While most of the platforms inside NPA agree on a turn outwards, towards activity in the class struggle, this develops under the worst circumstances. First, the NPA leadership is the same as before the congress and has the same orientation. Despite the fact that Philippe Poutou was a member of the left, it was not able to capitalise on his campaign. Indeed, it was weakened by it. It will continue to play a subordinate role inside NPA.

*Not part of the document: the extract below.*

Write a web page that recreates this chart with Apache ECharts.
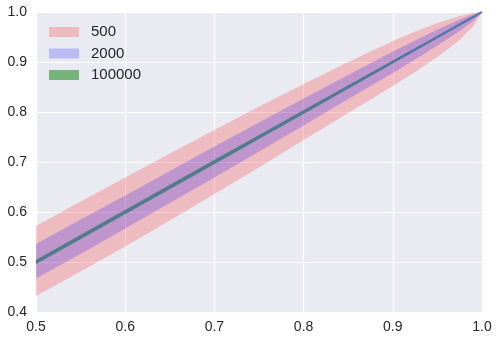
<!DOCTYPE html>
<html>
<head>
<meta charset="utf-8">
<script src="https://cdn.jsdelivr.net/npm/echarts@6/dist/echarts.min.js"></script>
<style>
html,body{margin:0;padding:0;background:#ffffff;}
#chart{width:499px;height:339px;}
</style>
</head>
<body>
<div id="chart"></div>
<script>
// x samples
const xs = [0.5, 0.55, 0.6, 0.65, 0.7, 0.75, 0.8, 0.85, 0.9, 0.925, 0.95, 0.975, 0.99, 1.0];
// band "500"
const lo500 = [0.432, 0.481, 0.531, 0.583, 0.636, 0.689, 0.744, 0.798, 0.852, 0.880, 0.910, 0.944, 0.971, 1.0];
const hi500 = [0.572, 0.621, 0.669, 0.717, 0.764, 0.811, 0.856, 0.900, 0.942, 0.961, 0.978, 0.992, 0.998, 1.0];
// band "2000"
const lo2000 = [0.467, 0.516, 0.567, 0.618, 0.669, 0.721, 0.773, 0.826, 0.878, 0.905, 0.933, 0.962, 0.982, 1.0];
const hi2000 = [0.536, 0.585, 0.633, 0.682, 0.731, 0.779, 0.827, 0.874, 0.921, 0.943, 0.965, 0.985, 0.995, 1.0];
// band "100000"
const lo100k = [0.4953, 0.5453, 0.5954, 0.6455, 0.6957, 0.7459, 0.7962, 0.8466, 0.8972, 0.9225, 0.9480, 0.9735, 0.9891, 1.0];
const hi100k = [0.5047, 0.5547, 0.6046, 0.6545, 0.7043, 0.7541, 0.8038, 0.8534, 0.9028, 0.9275, 0.9520, 0.9765, 0.9909, 1.0];
// diagonal line
const diagY = [0.5, 0.55, 0.6, 0.65, 0.7, 0.75, 0.8, 0.85, 0.9, 0.925, 0.95, 0.975, 0.99, 1.0];
// ticks
const xTicks = [0.5, 0.6, 0.7, 0.8, 0.9, 1.0];
const yTicks = [0.4, 0.5, 0.6, 0.7, 0.8, 0.9, 1.0];
const bandNames = ['500', '2000', '100000'];

const bandColors = ['rgba(255,0,0,0.2)', 'rgba(0,0,255,0.2)', 'rgba(0,128,0,0.5)'];
const bands = [[lo500, hi500], [lo2000, hi2000], [lo100k, hi100k]];

const series = [];
bands.forEach(function (b, k) {
  const lo = b[0], hi = b[1];
  series.push({
    name: bandNames[k],
    type: 'custom',
    silent: true,
    itemStyle: { color: bandColors[k] },
    data: [[xs[0], lo[0]]],
    z: 2 + k,
    renderItem: function (params, api) {
      const pts = [];
      for (let i = 0; i < xs.length; i++) pts.push(api.coord([xs[i], hi[i]]));
      for (let i = xs.length - 1; i >= 0; i--) pts.push(api.coord([xs[i], lo[i]]));
      return {
        type: 'polygon',
        shape: { points: pts, smooth: 0 },
        style: { fill: bandColors[k], stroke: null }
      };
    }
  });
});
series.push({
  name: 'diag',
  type: 'line',
  data: xs.map(function (x, i) { return [x, diagY[i]]; }),
  showSymbol: false,
  symbol: 'none',
  lineStyle: { color: '#4c72b0', width: 2.4, opacity: 0.85 },
  silent: true,
  z: 10
});

const chart = echarts.init(document.getElementById('chart'), null, { renderer: 'canvas' });
chart.setOption({
  animation: false,
  backgroundColor: '#ffffff',
  textStyle: { fontFamily: 'Liberation Sans, Arial, sans-serif' },
  grid: {
    left: 36, right: 17, top: 12, bottom: 27,
    show: true, backgroundColor: '#eaeaf2', borderWidth: 0
  },
  legend: {
    data: bandNames.map(function (n, k) { return { name: n, itemStyle: { color: bandColors[k] } }; }),
    orient: 'vertical',
    left: 49, top: 24,
    icon: 'rect',
    itemWidth: 30, itemHeight: 10,
    itemGap: 5.5,
    selectedMode: false,
    textStyle: { fontSize: 15, color: '#262626', lineHeight: 16, padding: [0, 0, 0, 7], fontFamily: 'Liberation Sans, Arial, sans-serif' },
    padding: 0
  },
  xAxis: {
    type: 'value',
    min: 0.5, max: 1.0, interval: 0.1,
    axisLine: { show: false },
    axisTick: { show: false },
    splitLine: { show: true, lineStyle: { color: '#ffffff', width: 1.2 } },
    axisLabel: {
      color: '#262626', fontSize: 14, margin: 8,
      formatter: function (v) { return v.toFixed(1); }
    }
  },
  yAxis: {
    type: 'value',
    min: 0.4, max: 1.0, interval: 0.1,
    axisLine: { show: false },
    axisTick: { show: false },
    splitLine: { show: true, lineStyle: { color: '#ffffff', width: 1.2 } },
    axisLabel: {
      color: '#262626', fontSize: 14, margin: 9,
      formatter: function (v) { return v.toFixed(1); }
    }
  },
  series: series
});
</script>
</body>
</html>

Then, the overall political and class struggle situation is not, for the time being, so favourable to the spontaneous development and interlinkage of the struggles. Under a reformist government, even one that is tearing up its promises, the trade union leaders will do all that is in their power to limit and defuse the workers’ anger. The PS is already using all its closest union allies, like the CFDT bureaucracy, plus front organisations like the FCPE (school students' left organisation) and the UNEF (student union) to create a consensus favourable to the government. The CGT, too,will keep its opposition well within the bounds of an occasional demonstration because its priority will be to maintain the semi-alliance between the FdG, especially the PCF, and Hollande.

The task of creating a class-wide militant movement against austerity needs to address the central question of the united front tactic towards reformism with a clearer understanding and a developed action programme. In this respect, the NPA is once again falling short of the tasks of the moment. It is easy to predict that, unless it radically changes course, this will lead to more discouragement and further losses.